Да, еще из не записанного прежде: в январе приезжала Л.Г.Баранова, сотрудница “Литературной учебы”, я переписывался с нею в связи со статьей о Проханове [90] и подготовкой статьи о Личутине [91]. Она весьма интересовалась моими взглядами на “лит. процесс”. Когда же, кажется, все было выяснено сполна, она впрямую спросила, а как я смотрю на “национальный вопрос”. Я ответил и на это. Когда же Баранова с Негорюхиным заехали к нам домой и Негорюхин вскоре ушел по своим делам, Лариса Георгиевна достала из сумочки и предложила мне почитать письмо С.Куняева [92] (открытое) в Цека партии о “сионизме”, его происках в литературе (примеры из С.Липкина, Б.Ахмадулиной, О.Сулейменова, А.Вознесенского и т.п.). Потом оказалось, что Баранова хорошо знает Стасика Куняева, и у меня появились основания думать, что она явилась в некотором роде как эмиссар этой “национальной” группы.
14.2.81.
Сегодня поступил февральский номер “Нашего современника”, где в замах у Викулова — Ю.Селезнев и В.Устинов. Номер подчеркнуто правоверный, предсъездовский, но и правоверность могла бы выглядеть поблагороднее. Тут же — заискивание.

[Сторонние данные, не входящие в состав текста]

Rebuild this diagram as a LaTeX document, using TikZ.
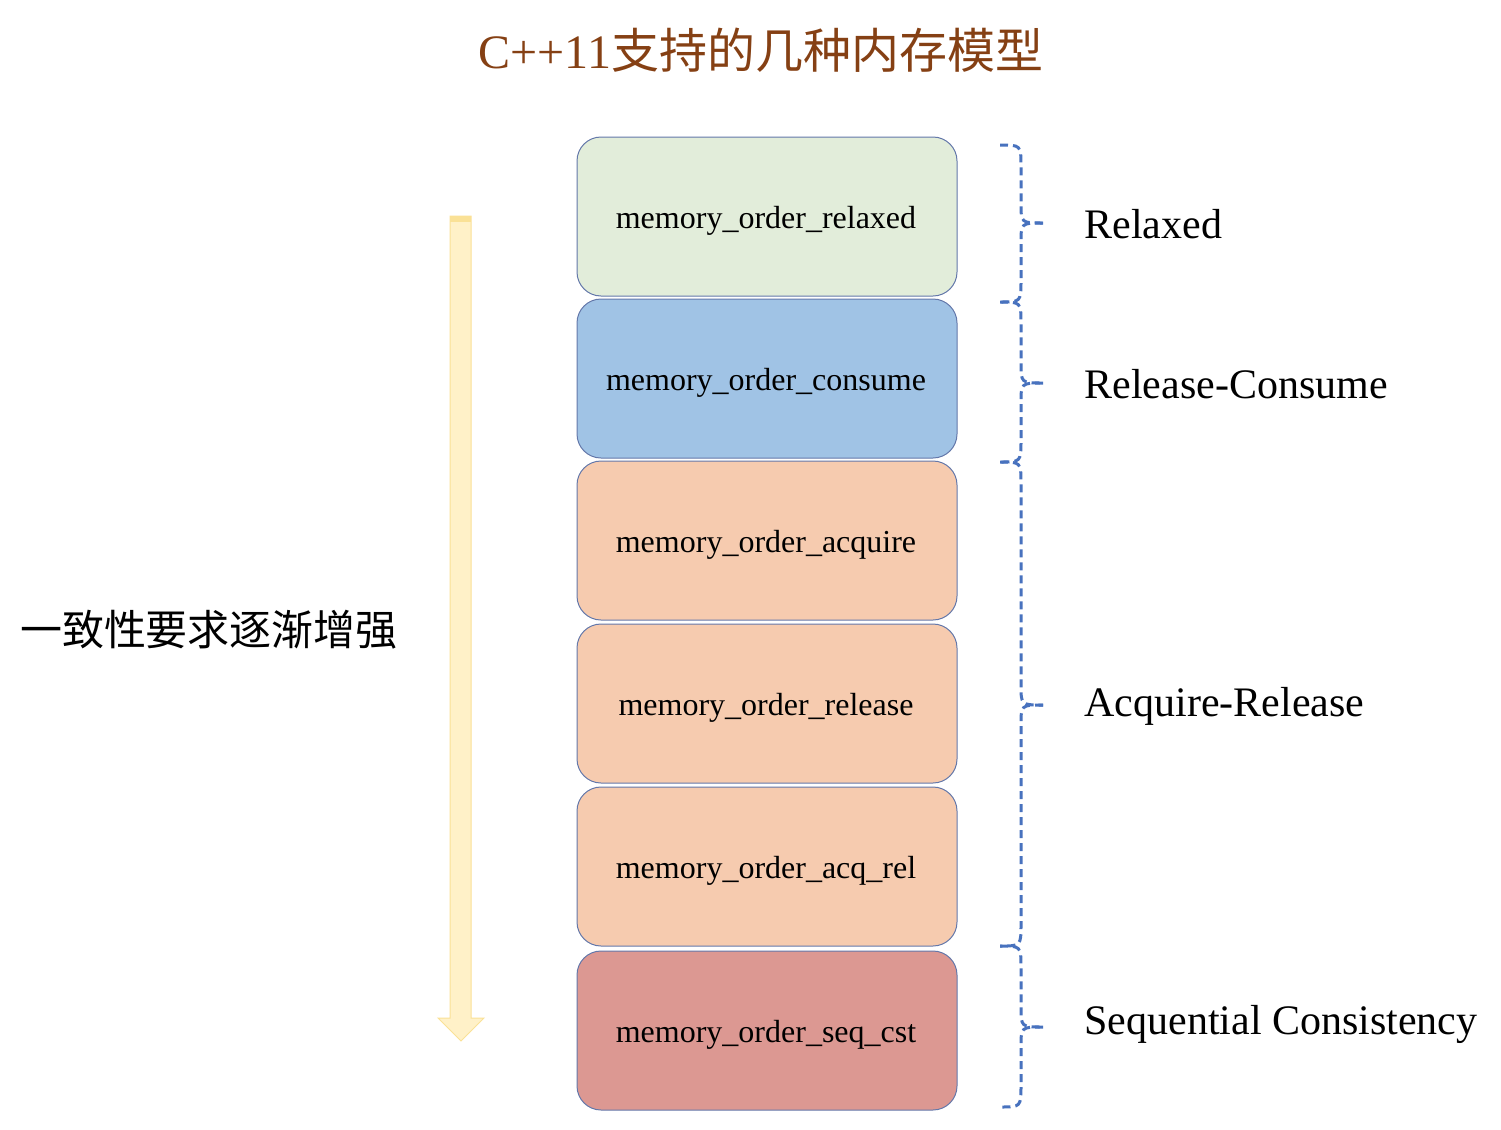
\documentclass[tikz,border=0pt]{standalone}
\usepackage{fontspec}
\setmainfont{Liberation Serif}
\newfontfamily\cjk{Noto Sans CJK SC}
\definecolor{titlebrown}{RGB}{133,64,20}
\definecolor{gfill}{RGB}{226,237,218}
\definecolor{bfill}{RGB}{160,195,229}
\definecolor{pfill}{RGB}{246,203,175}
\definecolor{rfill}{RGB}{220,152,146}
\definecolor{boxline}{RGB}{100,120,170}
\definecolor{bracec}{RGB}{72,114,190}
\definecolor{arrfill}{RGB}{255,241,200}
\definecolor{arrline}{RGB}{250,225,150}
\begin{document}
\begin{tikzpicture}[x=0.5pt,y=-0.5pt,
  membox/.style={draw=boxline, line width=0.5pt, rounded corners=12pt, minimum width=190pt, minimum height=79.5pt, inner sep=0pt},
  boxtext/.style={inner sep=0pt, font=\fontsize{16}{18}\selectfont},
  bracepath/.style={draw=bracec, line width=1.5pt, dash pattern=on 4pt off 2.5pt},
  grplabel/.style={anchor=west, font=\fontsize{21}{24}\selectfont, inner sep=0pt}]
\useasboundingbox (0,0) rectangle (1501,1130);
% title
\node[text=titlebrown, font=\fontsize{24}{28}\selectfont] (title) at (761,50) {C++11{\cjk 支持的几种内存模型}};
% arrow
\coordinate (atip) at (461,1041);
\fill[arrfill] (450,216) -- (471,216) -- (471,1018) -- (484,1018) -- (atip) -- (438,1018) -- (450,1018) -- cycle;
\draw[arrline, line width=0.5pt] (450,216) -- (471,216) -- (471,1018) -- (484,1018) -- (atip) -- (438,1018) -- (450,1018) -- cycle;
\fill[arrline] (450,216) rectangle (471,222);
\node[font=\cjk\fontsize{21}{24}\selectfont, inner sep=0pt] (lbl) at (209,630) {一致性要求逐渐增强};
% boxes
\node[membox, fill=gfill] (b1) at (767,216.5) {};
\node[membox, fill=bfill] (b2) at (767,378.5) {};
\node[membox, fill=pfill] (b3) at (767,540.5) {};
\node[membox, fill=pfill] (b4) at (767,703.5) {};
\node[membox, fill=pfill] (b5) at (767,866.5) {};
\node[membox, fill=rfill] (b6) at (767,1030.5) {};
\node[boxtext] (t1) at (766,221) {memory\_order\_relaxed};
\node[boxtext] (t2) at (766,383) {memory\_order\_consume};
\node[boxtext] (t3) at (766,545) {memory\_order\_acquire};
\node[boxtext] (t4) at (766,708) {memory\_order\_release};
\node[boxtext] (t5) at (766,871) {memory\_order\_acq\_rel};
\node[boxtext] (t6) at (766,1035) {memory\_order\_seq\_cst};
% braces
\newcommand{\mybrace}[3]{%
  \draw[bracepath] (1000,#1) .. controls (1021,#1) .. (1021,#1+22) -- (1021,#2-20)
     .. controls (1021,#2) .. (1043,#2);
  \draw[bracepath] (1043,#2) .. controls (1021,#2) .. (1021,#2+20) -- (1021,#3-22)
     .. controls (1021,#3) .. (1000,#3);}
\mybrace{145}{223}{302}
\mybrace{302}{383}{462}
\mybrace{462}{705}{946}
\mybrace{946}{1027}{1107}
\node[grplabel] (g1) at (1084,224) {Relaxed};
\node[grplabel] (g2) at (1084,384) {Release-Consume};
\node[grplabel] (g3) at (1084,706) {Acquire-Release};
\node[grplabel] (g4) at (1084,1024) {Sequential Consistency};
\end{tikzpicture}
\end{document}
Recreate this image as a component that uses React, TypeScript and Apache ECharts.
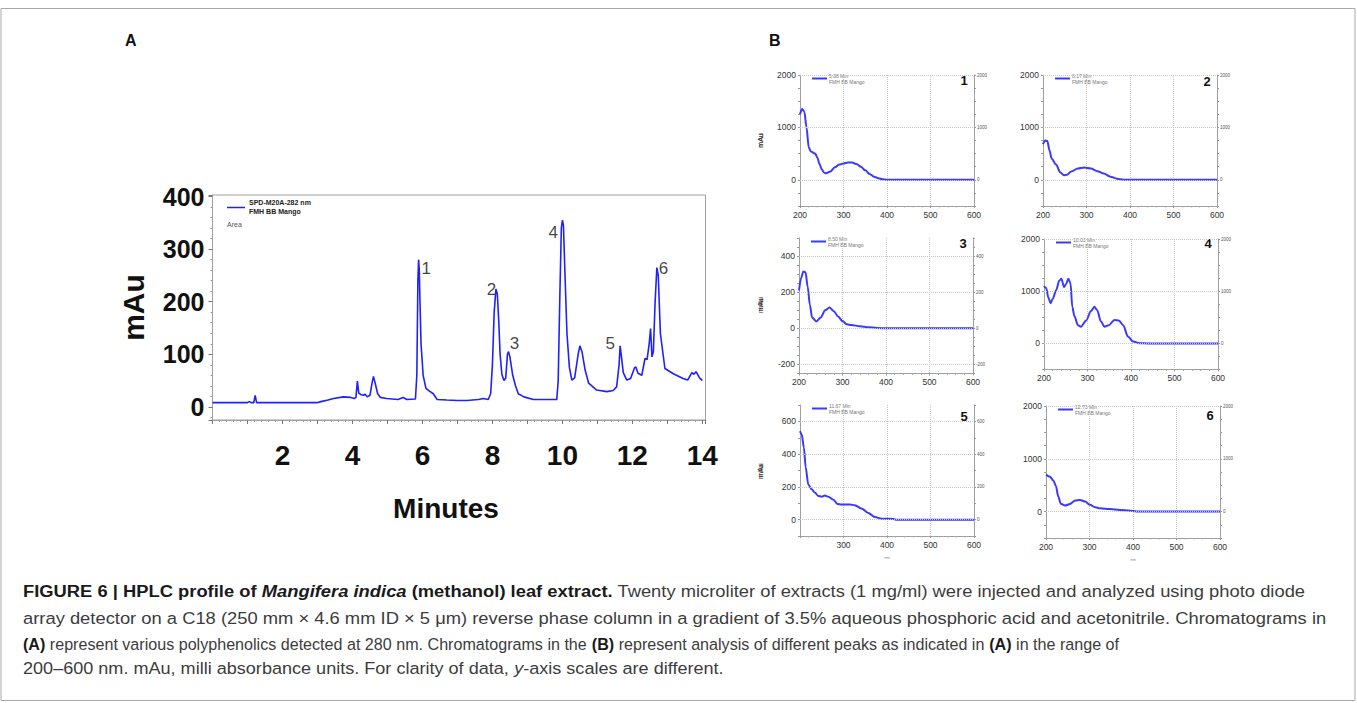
import React, { useEffect, useRef } from 'react';
import * as echarts from 'echarts';

// ---------- Panel A: HPLC chromatogram (280 nm) ----------
const chromTime = [0,1.00,1.05,1.10,1.18,1.22,1.26,1.50,2.00,2.98,
  3.10,3.30,3.46,3.74,3.95,4.05,4.10,4.14,4.18,4.25,
  4.31,4.36,4.42,4.50,4.56,4.60,4.65,4.72,4.80,4.98,
  5.30,5.45,5.55,5.80,5.84,5.87,5.89,5.91,5.93,5.96,
  6.02,6.10,6.20,6.31,6.42,6.70,7.00,7.27,7.60,7.74,
  7.88,7.95,8.00,8.05,8.10,8.14,8.18,8.22,8.27,8.33,
  8.38,8.43,8.46,8.50,8.58,8.66,8.74,8.90,9.17,9.50,
  9.84,9.88,9.93,9.97,10.00,10.03,10.07,10.13,10.20,10.27,
  10.35,10.45,10.50,10.56,10.65,10.75,10.98,11.27,11.45,11.55,
  11.62,11.65,11.68,11.74,11.84,11.95,12.06,12.10,12.16,12.27,
  12.36,12.42,12.48,12.52,12.56,12.60,12.65,12.70,12.74,12.80,
  12.93,13.17,13.45,13.58,13.70,13.76,13.82,13.92,14.00];
const chromMAu = [8,8,10,8,8,22,8,8,8,8,
  10,13,16,19,18,16,18,49,26,23,
  22,24,19,22,45,58,45,25,18,16,
  14,18,14,15,60,240,280,260,200,120,
  60,35,30,25,14,13,12,12,14,16,
  14,25,80,180,224,215,165,100,62,50,
  55,100,105,95,60,40,25,19,14,14,
  14,50,220,340,355,345,260,140,75,51,
  55,100,116,105,70,45,32,29,31,38,
  80,116,100,65,51,54,74,76,64,60,
  92,90,120,149,95,105,200,265,250,140,
  73,63,54,51,65,62,67,55,50];
const peakLabelTime = [6.11, 7.97, 8.63, 9.74, 11.37, 12.89];
const peakLabelMAu = [263, 223, 120, 331, 120, 263];
const peakLabelText = ['1', '2', '3', '4', '5', '6'];
const xTicksA = [2, 4, 6, 8, 10, 12, 14];
const yTicksA = [0, 100, 200, 300, 400];

// ---------- Panel B: UV spectra of peaks 1-6 ----------
const spec1Wl = [200,205,210,215,220,225,235,240,245,250,255,260,270,280,290,300,310,320,330,340,350,360,370,380,390,400,410,450,500,550,600];
const spec1Abs = [1250,1350,1300,1000,620,540,500,420,300,200,140,125,160,240,290,310,330,330,300,250,180,110,60,30,10,3,0,0,0,0,0];
const spec2Wl = [200,205,210,215,220,230,240,248,255,265,280,295,310,325,340,355,370,385,400,450,500,550,600];
const spec2Abs = [680,750,740,560,400,290,140,85,95,160,215,235,215,165,120,60,20,3,0,0,0,0,0];
const spec3Wl = [200,205,210,215,220,225,230,240,250,260,270,280,290,300,310,320,340,360,380,400,450,500,550,600];
const spec3Abs = [210,280,315,310,230,130,60,38,60,100,115,95,65,40,22,18,12,6,2,0,0,0,0,0];
const spec4Wl = [200,205,210,215,220,228,235,240,246,251,256,261,265,270,278,285,297,308,316,322,331,339,349,362,372,382,393,405,420,440,500,550,600];
const spec4Abs = [1100,1060,880,770,850,1020,1200,1240,1080,1140,1240,1150,700,520,350,320,440,620,700,640,420,320,350,450,440,350,130,35,3,0,0,0,0];
const spec5Wl = [200,204,209,213,219,227,234,242,250,257,265,277,286,296,315,326,342,357,372,388,415,420,450,500,550,600];
const spec5Abs = [540,520,440,320,215,185,165,145,140,148,140,122,96,92,92,88,67,41,16,6,4,0,0,0,0,0];
const spec6Wl = [200,209,217,223,228,234,244,255,267,278,290,301,313,324,347,370,393,408,420,450,500,550,600];
const spec6Abs = [700,660,590,480,290,150,115,145,210,222,190,128,83,62,50,32,18,3,0,0,0,0,0];

const specTimes = ['5.88 Min', '8.17 Min', '8.50 Min', '10.03 Min', '11.67 Min', '12.73 Min'];
const specNumbers = ['1', '2', '3', '4', '5', '6'];
const specYTicks = [[0, 1000, 2000], [0, 1000, 2000], [-200, 0, 200, 400], [0, 1000, 2000], [0, 200, 400, 600], [0, 1000, 2000]];
const specYRange = [[-500, 2000, 250], [-500, 2000, 250], [-250, 500, 50], [-500, 2000, 250], [-100, 700, 100], [-500, 2000, 250]];
const specXTicks = [[200,300,400,500,600],[200,300,400,500,600],[200,300,400,500,600],[200,300,400,500,600],[300,400,500,600],[200,300,400,500,600]];
const specSeries = [[spec1Wl, spec1Abs], [spec2Wl, spec2Abs], [spec3Wl, spec3Abs], [spec4Wl, spec4Abs], [spec5Wl, spec5Abs], [spec6Wl, spec6Abs]];

// ---------- Caption ----------
const captionLines = [
  '{b|FIGURE 6 | HPLC profile of }{bi|Mangifera indica}{b| (methanol) leaf extract.}{n| Twenty microliter of extracts (1 mg/ml) were injected and analyzed using photo diode}',
  '{n|array detector on a C18 (250 mm × 4.6 mm ID × 5 μm) reverse phase column in a gradient of 3.5% aqueous phosphoric acid and acetonitrile. Chromatograms in}',
  '{b|(A)}{n| represent various polyphenolics detected at 280 nm. Chromatograms in the }{b|(B)}{n| represent analysis of different peaks as indicated in }{b|(A)}{n| in the range of}',
  '{n|200–600 nm. mAu, milli absorbance units. For clarity of data, }{i|y}{n|-axis scales are different.}',
];

// layout (pixels)
const smallBoxes = [
  { left: 800, top: 75, width: 174, height: 131, numDy: 5 },
  { left: 1043, top: 75, width: 174, height: 131, numDy: 6 },
  { left: 799, top: 238, width: 174, height: 135.5, numDy: 5 },
  { left: 1044, top: 239, width: 174, height: 130.5, numDy: 4 },
  { left: 800, top: 405, width: 174, height: 131, numDy: 11 },
  { left: 1046, top: 406, width: 174, height: 132, numDy: 9 },
];
const captionY = [591, 618, 644, 668];
const captionScaleX = [1.08, 1.08, 0.948, 1.063];

const FONT = 'Liberation Sans, Arial, Helvetica, sans-serif';
const BLUE_A = '#2020ff';
const BLUE_B = '#3a3aff';

function buildOption() {
  const grids: any[] = [{ left: 212.5, top: 195, width: 493, height: 225, show: true, borderColor: '#a0a0a0', borderWidth: 1, backgroundColor: 'transparent' }];
  const xAxes: any[] = [{
    type: 'value', gridIndex: 0, min: 0, max: 14.09, interval: 1,
    axisLine: { show: true, onZero: false, lineStyle: { color: '#a0a0a0' } },
    axisTick: { show: true, length: 4, lineStyle: { color: '#777' } },
    minorTick: { show: true, splitNumber: 5, length: 2, lineStyle: { color: '#999' } },
    splitLine: { show: false },
    axisLabel: { formatter: (v: number) => (xTicksA.includes(v) ? String(v) : ''), fontSize: 28, fontWeight: 'bold', color: '#111', fontFamily: FONT, margin: 21 },
    name: 'Minutes', nameLocation: 'middle', nameGap: 74,
    nameTextStyle: { fontSize: 28, fontWeight: 'bold', color: '#111', fontFamily: FONT, padding: [0, 26, 0, 0] },
  }];
  const yAxes: any[] = [{
    type: 'value', gridIndex: 0, min: -25, max: 403, splitNumber: 5,
    axisLine: { show: true, onZero: false, lineStyle: { color: '#a0a0a0' } },
    axisTick: { show: true, length: 4, lineStyle: { color: '#777' } },
    minorTick: { show: true, splitNumber: 5, length: 2, lineStyle: { color: '#999' } },
    splitLine: { show: false },
    axisLabel: { formatter: (v: number) => (yTicksA.includes(v) ? String(v) : ''), fontSize: 25, fontWeight: 'bold', color: '#111', fontFamily: FONT, margin: 8 },
    name: 'mAu', nameLocation: 'middle', nameGap: 64, nameRotate: 90,
    nameTextStyle: { fontSize: 30, fontWeight: 'bold', color: '#111', fontFamily: FONT },
  }];
  const series: any[] = [
    {
      type: 'line', xAxisIndex: 0, yAxisIndex: 0, showSymbol: false, symbol: 'none',
      data: chromTime.map((t, i) => [t, chromMAu[i]]),
      lineStyle: { color: BLUE_A, width: 1.6 }, itemStyle: { color: BLUE_A }, silent: true,
    },
    {
      type: 'scatter', xAxisIndex: 0, yAxisIndex: 0, symbolSize: 0, silent: true,
      data: peakLabelTime.map((t, i) => [t, peakLabelMAu[i], peakLabelText[i]]),
      label: { show: true, position: 'inside', formatter: (p: any) => p.value[2], fontSize: 17, color: '#111', fontFamily: FONT },
    },
  ];

  const graphic: any[] = [
    { type: 'rect', silent: true, z: -10, shape: { x: 1, y: 8.5, width: 1354, height: 692 }, style: { fill: 'none', stroke: '#a8a8a8', lineWidth: 1 } },
    { type: 'text', x: 125, y: 40, style: { text: 'A', font: `bold 16px ${FONT}`, fill: '#111', verticalAlign: 'middle' } },
    { type: 'text', x: 769, y: 40, style: { text: 'B', font: `bold 16px ${FONT}`, fill: '#111', verticalAlign: 'middle' } },
    { type: 'line', shape: { x1: 227, y1: 207.5, x2: 245, y2: 207.5 }, style: { stroke: BLUE_A, lineWidth: 1.5 } },
    { type: 'text', x: 249, y: 202.5, style: { text: 'SPD-M20A-282 nm', font: `bold 7px ${FONT}`, fill: '#222', verticalAlign: 'middle' } },
    { type: 'text', x: 249, y: 211.5, style: { text: 'FMH BB Mango', font: `bold 7px ${FONT}`, fill: '#222', verticalAlign: 'middle' } },
    { type: 'text', x: 227, y: 224, style: { text: 'Area', font: `7px ${FONT}`, fill: '#555', verticalAlign: 'middle' } },
  ];

  smallBoxes.forEach((b, i) => {
    const gi = i + 1;
    const [ymin, ymax, ystep] = specYRange[i];
    const yt = specYTicks[i];
    const xt = specXTicks[i];
    const bottomRow = i >= 4;
    grids.push({ left: b.left, top: b.top, width: b.width, height: b.height });
    xAxes.push({
      type: 'value', gridIndex: gi, min: 200, max: 600, interval: 100,
      axisLine: { show: true, onZero: false, lineStyle: { color: '#a0a0a0' } },
      axisTick: { show: true, length: 2, lineStyle: { color: '#999' } },
      minorTick: { show: true, splitNumber: 5, length: 1.5, lineStyle: { color: '#aaa' } },
      splitLine: { show: true, lineStyle: { type: 'dotted', color: '#c8c8c8', width: 1 } },
      axisLabel: { formatter: (v: number) => (xt.includes(v) ? String(v) : ''), fontSize: 8.5, color: '#333', fontFamily: FONT, margin: 4 },
      name: bottomRow ? 'nm' : '', nameLocation: 'middle', nameGap: 19,
      nameTextStyle: { fontSize: 4, color: '#888', fontFamily: FONT },
    });
    const fmt = (v: number) => (yt.includes(v) ? String(v) : '');
    yAxes.push({
      type: 'value', gridIndex: gi, min: ymin, max: ymax, interval: ystep, position: 'left',
      axisLine: { show: true, onZero: false, lineStyle: { color: '#a0a0a0' } },
      axisTick: { show: true, length: 2, lineStyle: { color: '#999' } },
      splitLine: { show: false },
      axisLabel: { formatter: fmt, fontSize: 8.5, color: '#333', fontFamily: FONT, margin: 4 },
      name: 'mAu', nameLocation: 'middle', nameRotate: 90, nameGap: b.left - 764,
      nameTextStyle: { fontSize: 7, color: '#333', fontFamily: FONT },
    });
    yAxes.push({
      type: 'value', gridIndex: gi, min: ymin, max: ymax, interval: ystep, position: 'right',
      axisLine: { show: true, onZero: false, lineStyle: { color: '#a0a0a0' } },
      axisTick: { show: true, length: 2, lineStyle: { color: '#999' } },
      splitLine: { show: false },
      axisLabel: { formatter: fmt, fontSize: 4.5, color: '#555', fontFamily: FONT, margin: 3 },
    });
    const [wl, ab] = specSeries[i];
    series.push({
      type: 'line', xAxisIndex: gi, yAxisIndex: 1 + 2 * i, showSymbol: false, symbol: 'none',
      smooth: 0.3, smoothMonotone: 'x', silent: true,
      data: wl.map((w, k) => [w, ab[k]]),
      lineStyle: { color: BLUE_B, width: 2 }, itemStyle: { color: BLUE_B }, z: 3,
      markLine: {
        silent: true, symbol: 'none', label: { show: false }, animation: false,
        lineStyle: { type: 'dotted', color: '#c8c8c8', width: 1 },
        data: yt.map((v) => ({ yAxis: v })),
      },
    });
    graphic.push(
      { type: 'line', shape: { x1: b.left + 12, y1: b.top + 3.5, x2: b.left + 27, y2: b.top + 3.5 }, style: { stroke: BLUE_B, lineWidth: 2 } },
      { type: 'text', x: b.left + 29, y: b.top + 0.5, style: { text: specTimes[i], font: `5px ${FONT}`, fill: '#777', verticalAlign: 'middle' } },
      { type: 'text', x: b.left + 29, y: b.top + 6.5, style: { text: 'FMH BB Mango', font: `5px ${FONT}`, fill: '#777', verticalAlign: 'middle' } },
      { type: 'text', x: b.left + b.width - 10, y: b.top + b.numDy, style: { text: specNumbers[i], font: `bold 13px ${FONT}`, fill: '#111', align: 'center', verticalAlign: 'middle' } },
    );
  });

  const base = { fontSize: 17, fontFamily: FONT };
  const rich = {
    n: { ...base, fill: '#3c3c3c' },
    b: { ...base, fontWeight: 'bold', fill: '#1a1a1a' },
    bi: { ...base, fontWeight: 'bold', fontStyle: 'italic', fill: '#1a1a1a' },
    i: { ...base, fontStyle: 'italic', fill: '#3c3c3c' },
  };
  captionLines.forEach((t, k) => {
    graphic.push({
      type: 'text', x: 23, y: captionY[k], scaleX: captionScaleX[k], originX: 0, originY: 0,
      style: { text: t, rich, font: `17px ${FONT}`, fill: '#3c3c3c', verticalAlign: 'middle' },
    });
  });

  return {
    animation: false,
    backgroundColor: '#ffffff',
    textStyle: { fontFamily: FONT },
    grid: grids,
    xAxis: xAxes,
    yAxis: yAxes,
    series,
    graphic,
  };
}

export default function App() {
  const ref = useRef<HTMLDivElement>(null);
  useEffect(() => {
    const chart = echarts.init(ref.current!, null, { renderer: 'svg' });
    chart.setOption(buildOption() as any);
    return () => chart.dispose();
  }, []);
  return <div ref={ref} style={{ position: 'fixed', left: 0, top: 0, width: 1357, height: 703, background: '#fff' }} />;
}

Прошли т<ак>н<азываемые> Дни советской литературы на ЗИЛе, о которых широко оповестила пресса. Фотографии писателей в цехах сами по себе чрезвычайно выразительны; от них веет какой-то придуманной жизнью и противоестественностью. Но вот выписка из репортажа о Днях в “Лит. России”: “С особого разрешения радушных хозяев можно было даже принять некоторое участие в процессе сборки. Этим, в частности, воспользовался Ф.Кузнецов [93]. Получив инструктаж, он поднялся на движущуюся по конвейеру машину, и на некоторое время его руки с инструментом погрузились в чрево будущего автомобиля... Конечно, такой момент трудового содружества был зафиксирован вездесущими фотокорреспондентами и операторами, которые умчались затем снимать оживленную беседу А.Кешокова с передовой сборщицей Валентиной Заболотной. А вскоре осветили софитами В.Бокова и Л.Васильеву, крепивших рессоры другого автомобиля” (“Л<итературная>Р<оссия>”, 1981, 13 февраля).
Впору читать с эстрады.
20.2.81.
На улицах вывешены красные флаги — к съезду [94]. В редакции сегодня объявлено, что на дни съезда будет “удвоена охрана”, т.е. будут дежурить два вахтера. В магазинах ближе к вечеру бывает масло — дают по двести граммов. Продают ливерную (шестьдесят копеек) и кровяную колбасу; берут, но без очередей. Зато большие очереди за маслом. На бюро Костромского райкома партии призывали к бдительности: где-то сожгли грузовик, где-то отравили несколько коров... Шпанченко со слов своей приятельницы, члена бюро, рассказывал об этом как актах “вредительства”.